With that in mind and on the heels of a number of posts in our corner of the Jewish corner of the blogosphere (including this from the newest addition to my “other good things” sidebar) I present you the following story. It has been a tiny bit humorzied through hyperbole. The facts that support the point have not.

This weekend at Temple no one became Bar or Bat Mitzvah. By long-standing congregational tradition, that means that Shabat Shacharit is lay-led. The lay-leaders email group was notified and I, not having had a chance to lay-lead since my return from Israel, let Cantor R that I would like to lay-lead.

I should note two pieces of background. The first being that myself and MD, a fellow lay-leader and an Israeli are planning on beginning our congregation’s first all-Hebrew minyan for Shabat Shacharit at the beginning of March. The second being that shortly after Cantor R arrived at our Temple last year a disagreement began between him and the lay-leaders. Seeking more involvement in Shabat Shacharit, the lay-leaders all stuck their fingers in their ears and screamed “LA LA LA LA LA! I CAN’T HEAR YOU!”, so afraid were they that our lay-leading might be stolen from us. The Cantor and Rabbi S, who was also batting for Cantor R did the same upon hearing that we were opposed. Then our Senior Rabbi, Rabbi F, went on sabbatical for six months, I went to Israel for four months and the entire issue was tabled while everyone stewed over the issue and contemplated different ways to dig their heels deeper into the board room carpet.

I do not like to lay-lead on my own. I like to have someone with something sort of like musical talent helping because by family tradition, I can’t carry a tune in a bucket. I told the Cantor that I would like to lay-lead with him. This would mean that I would stand at the left podium and do things normally done by a Rabbi and that he would stand on the right and do things normally done by, well, a Cantor. This inclusive compromise seems to me like the perfect solution to the problem of the increasingly dug-in heels. Cantor though the idea was great. Rather than go through the rest of the lay-leaders and the Ritual Committee, we though we would just lead by example and go ahead and do it.

Our other stroke of genius was to get rid of the English. The Dvar Torah would be in English as would the page numbers, but we decided against responsive readings, doing the V’ahavta twice, and doing an improper Amidah. Further, we would use the Temple’s draft copies of Mishkan Tfilah because it has translation and transliteration for everything so as not confuse everyone.
The night before, at Shabat Ma’ariv, I keenly observed that there were no Rabbis present. Only Cantor R was leading. The other Rabbis were away until Sunday with the 8th, 9th, and 10th grade retreat. I asked Cantor R during the Oneg if that meant that there would be no Rabbis at services the next day. He said that was correct. I got a little worried.
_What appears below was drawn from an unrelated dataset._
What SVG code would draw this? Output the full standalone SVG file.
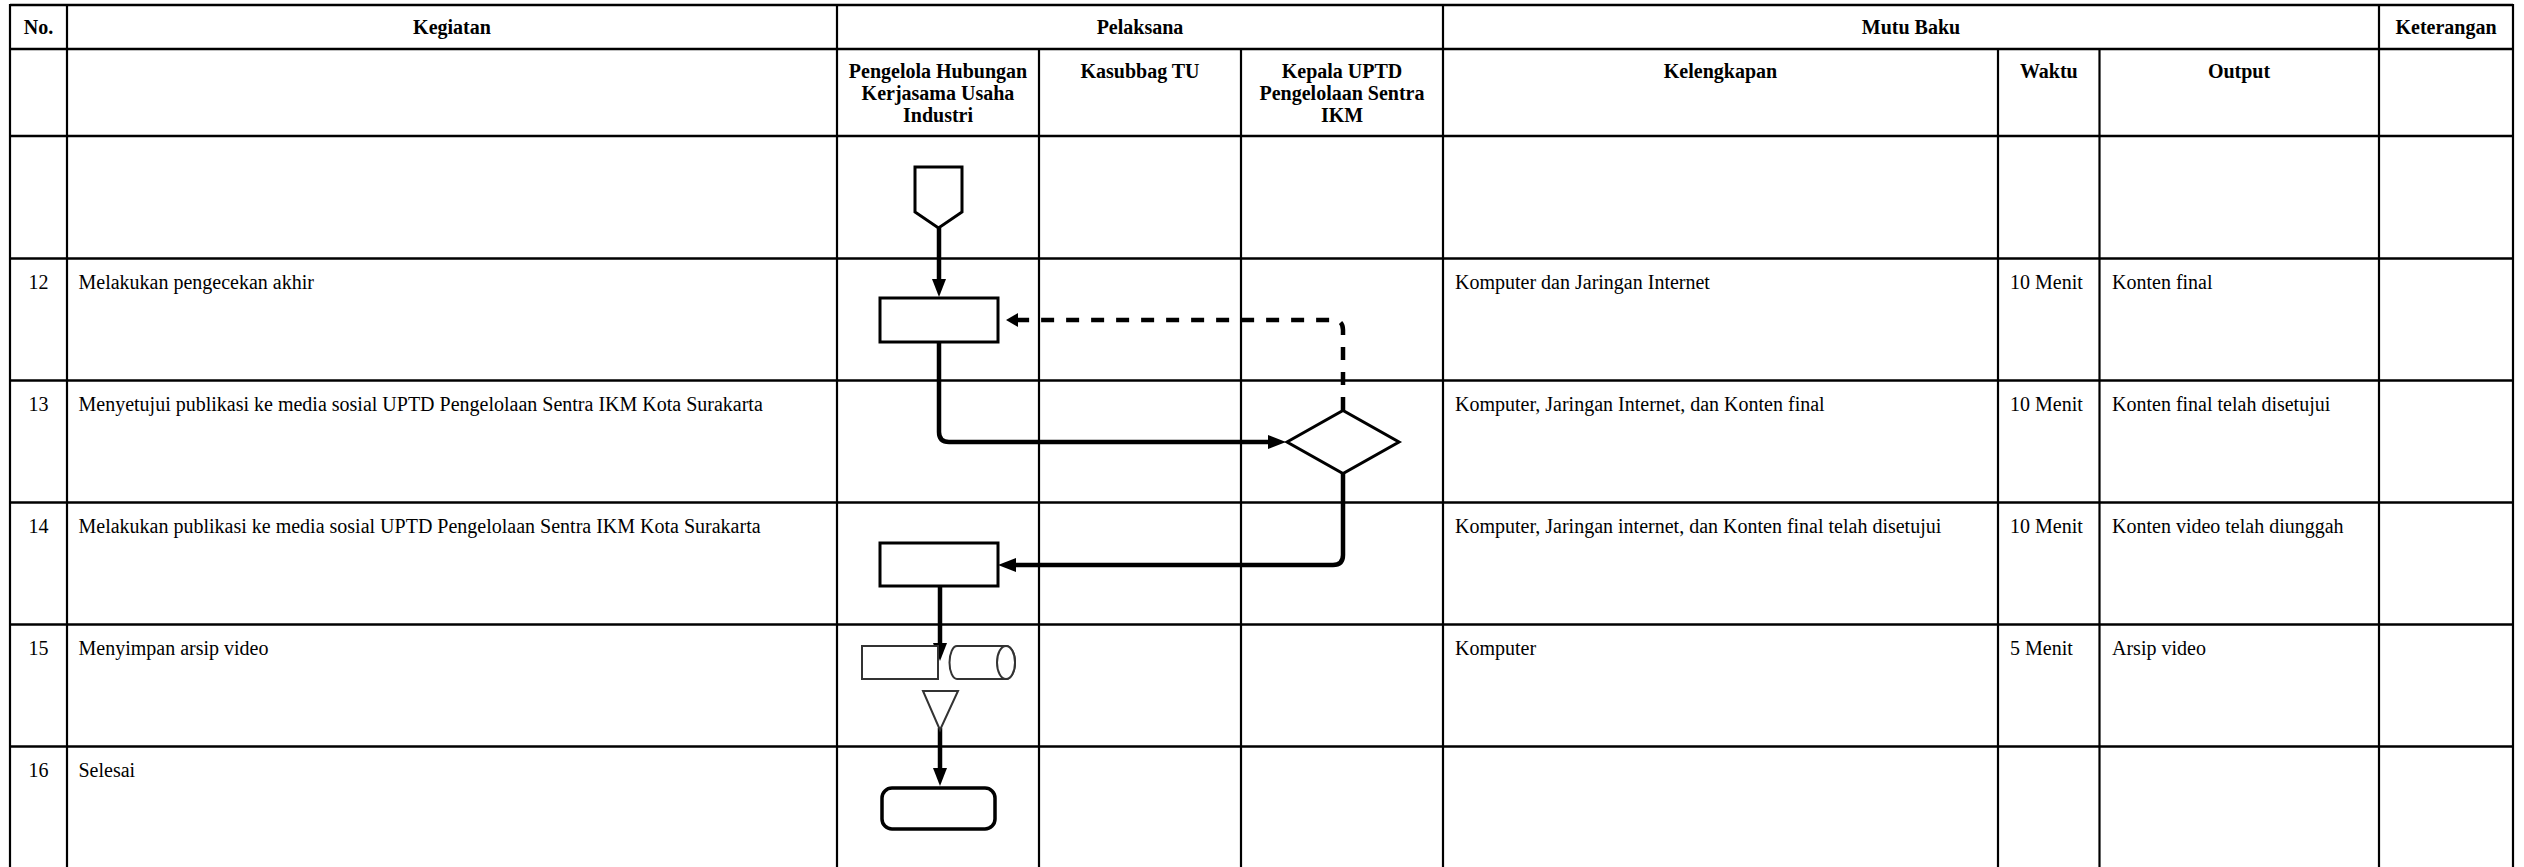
<svg xmlns="http://www.w3.org/2000/svg" width="2524" height="867" viewBox="0 0 2524 867">
<defs>
<style>
.grid{stroke:#000;stroke-width:2.2;fill:none}
.hgrid{stroke:#000;stroke-width:2.5;fill:none}
.hd{font-family:"Liberation Serif","Times New Roman",serif;font-size:20px;font-weight:bold;fill:#000;text-anchor:middle}
.tx{font-family:"Liberation Serif","Times New Roman",serif;font-size:20px;fill:#000}
.num{text-anchor:middle}
.shape{fill:#fff;stroke:#000;stroke-width:3}
.thin{fill:#fff;stroke:#333;stroke-width:2}
.conn{fill:none;stroke:#000;stroke-width:4.5}
.dash{fill:none;stroke:#000;stroke-width:4.5;stroke-dasharray:13 12}
</style>
<marker id="arr" markerUnits="userSpaceOnUse" markerWidth="20" markerHeight="16" refX="0" refY="7" orient="auto">
<path d="M0,0 L18,7 L0,14 Z" fill="#000"/>
</marker>
<marker id="arrs" markerUnits="userSpaceOnUse" markerWidth="14" markerHeight="16" refX="0" refY="7" orient="auto">
<path d="M0,0 L12,7 L0,14 Z" fill="#000"/>
</marker>
</defs>
<rect width="2524" height="867" fill="#fff"/>
<g id="table">
<line class="hgrid" x1="10" y1="5" x2="2513" y2="5"/>
<line class="hgrid" x1="10" y1="49" x2="2513" y2="49"/>
<line class="hgrid" x1="10" y1="136" x2="2513" y2="136"/>
<line class="hgrid" x1="10" y1="258.5" x2="2513" y2="258.5"/>
<line class="hgrid" x1="10" y1="380.5" x2="2513" y2="380.5"/>
<line class="hgrid" x1="10" y1="502.5" x2="2513" y2="502.5"/>
<line class="hgrid" x1="10" y1="624.5" x2="2513" y2="624.5"/>
<line class="hgrid" x1="10" y1="746.5" x2="2513" y2="746.5"/>
<line class="grid" x1="10" y1="4" x2="10" y2="867"/>
<line class="grid" x1="67" y1="4" x2="67" y2="867"/>
<line class="grid" x1="837" y1="4" x2="837" y2="867"/>
<line class="grid" x1="1039" y1="49" x2="1039" y2="867"/>
<line class="grid" x1="1241" y1="49" x2="1241" y2="867"/>
<line class="grid" x1="1443" y1="4" x2="1443" y2="867"/>
<line class="grid" x1="1998" y1="49" x2="1998" y2="867"/>
<line class="grid" x1="2099.5" y1="49" x2="2099.5" y2="867"/>
<line class="grid" x1="2379" y1="4" x2="2379" y2="867"/>
<line class="grid" x1="2513" y1="4" x2="2513" y2="867"/>
</g>
<g id="headers">
<text class="hd" x="38.5" y="33.5">No.</text>
<text class="hd" x="452" y="33.5">Kegiatan</text>
<text class="hd" x="1140" y="33.5">Pelaksana</text>
<text class="hd" x="1911" y="33.5">Mutu Baku</text>
<text class="hd" x="2446" y="33.5">Keterangan</text>
<text class="hd" x="938" y="77.5">Pengelola Hubungan</text>
<text class="hd" x="938" y="99.5">Kerjasama Usaha</text>
<text class="hd" x="938" y="121.5">Industri</text>
<text class="hd" x="1140" y="77.5">Kasubbag TU</text>
<text class="hd" x="1342" y="77.5">Kepala UPTD</text>
<text class="hd" x="1342" y="99.5">Pengelolaan Sentra</text>
<text class="hd" x="1342" y="121.5">IKM</text>
<text class="hd" x="1720.5" y="77.5">Kelengkapan</text>
<text class="hd" x="2048.8" y="77.5">Waktu</text>
<text class="hd" x="2239" y="77.5">Output</text>
</g>
<g id="row12">
<text class="tx num" x="38.5" y="288.5">12</text>
<text class="tx" x="78.5" y="288.5">Melakukan pengecekan akhir</text>
<text class="tx" x="1455" y="288.5">Komputer dan Jaringan Internet</text>
<text class="tx" x="2010" y="288.5">10 Menit</text>
<text class="tx" x="2112" y="288.5">Konten final</text>
</g>
<g id="row13">
<text class="tx num" x="38.5" y="410.5">13</text>
<text class="tx" x="78.5" y="410.5">Menyetujui publikasi ke media sosial UPTD Pengelolaan Sentra IKM Kota Surakarta</text>
<text class="tx" x="1455" y="410.5">Komputer, Jaringan Internet, dan Konten final</text>
<text class="tx" x="2010" y="410.5">10 Menit</text>
<text class="tx" x="2112" y="410.5">Konten final telah disetujui</text>
</g>
<g id="row14">
<text class="tx num" x="38.5" y="532.5">14</text>
<text class="tx" x="78.5" y="532.5">Melakukan publikasi ke media sosial UPTD Pengelolaan Sentra IKM Kota Surakarta</text>
<text class="tx" x="1455" y="532.5">Komputer, Jaringan internet, dan Konten final telah disetujui</text>
<text class="tx" x="2010" y="532.5">10 Menit</text>
<text class="tx" x="2112" y="532.5">Konten video telah diunggah</text>
</g>
<g id="row15">
<text class="tx num" x="38.5" y="654.5">15</text>
<text class="tx" x="78.5" y="654.5">Menyimpan arsip video</text>
<text class="tx" x="1455" y="654.5">Komputer</text>
<text class="tx" x="2010" y="654.5">5 Menit</text>
<text class="tx" x="2112" y="654.5">Arsip video</text>
</g>
<g id="row16">
<text class="tx num" x="38.5" y="776.5">16</text>
<text class="tx" x="78.5" y="776.5">Selesai</text>
</g>
<g id="connectors">
<path class="conn" d="M939,228 L939,279" marker-end="url(#arr)"/>
<path class="conn" d="M939,342 L939,432 Q939,442 949,442 L1268,442" marker-end="url(#arr)"/>
<path class="conn" d="M1343,473.5 L1343,555 Q1343,565 1333,565 L1016,565" marker-end="url(#arr)"/>
<path class="dash" d="M1343,410 L1343,330 Q1343,320 1333,320 L1018,320" marker-end="url(#arrs)"/>
<path class="conn" d="M940,586 L940,643" marker-end="url(#arr)"/>
<path class="conn" d="M940,728 L940,768" marker-end="url(#arr)"/>
</g>
<g id="node-offpage">
<polygon class="shape" points="915,167 962,167 962,212 938.5,228 915,212"/>
</g>
<g id="node-check">
<rect class="shape" x="880" y="298" width="118" height="44"/>
</g>
<g id="node-decision">
<polygon class="shape" points="1287,442 1343,410.5 1399,442 1343,473.5"/>
</g>
<g id="node-publish">
<rect class="shape" x="880" y="543" width="118" height="43"/>
</g>
<g id="node-archive">
<rect class="thin" x="862" y="646" width="76" height="33"/>
<path class="thin" d="M957,646 L1006,646 A9,16.5 0 0 1 1006,679 L957,679 A7.5,16.5 0 0 1 957,646 Z"/>
<ellipse class="thin" cx="1006" cy="662.5" rx="9" ry="16.5"/>
<polygon class="thin" points="923,691 958,691 940,730"/>
</g>
<g id="node-end">
<rect class="shape" style="stroke-width:3.5" x="882" y="788" width="113" height="41" rx="10"/>
</g>
</svg>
No Rabbis means no one to do Kadish (do not ask me why that is the way it is here). Then it occurred to me that I could just go ahead and do it. Understand that it is highly unusual at our Temple for a non-Rabbi to read the Kadish list and then lead Kadish. It was pretty good.

Three strange things happened during that service:
1. There was no English in the liturgy.
2. Cantor and lay-leader got along just fine.
3. A non-Rabbi led Kadish.

Everyone loved it. No one complained, not even under their breath. Most people came up afterward to complement one or both of us.

We set fire to the Church of the Responsive Reading and no one died.

I really hope that was a coherent narrative.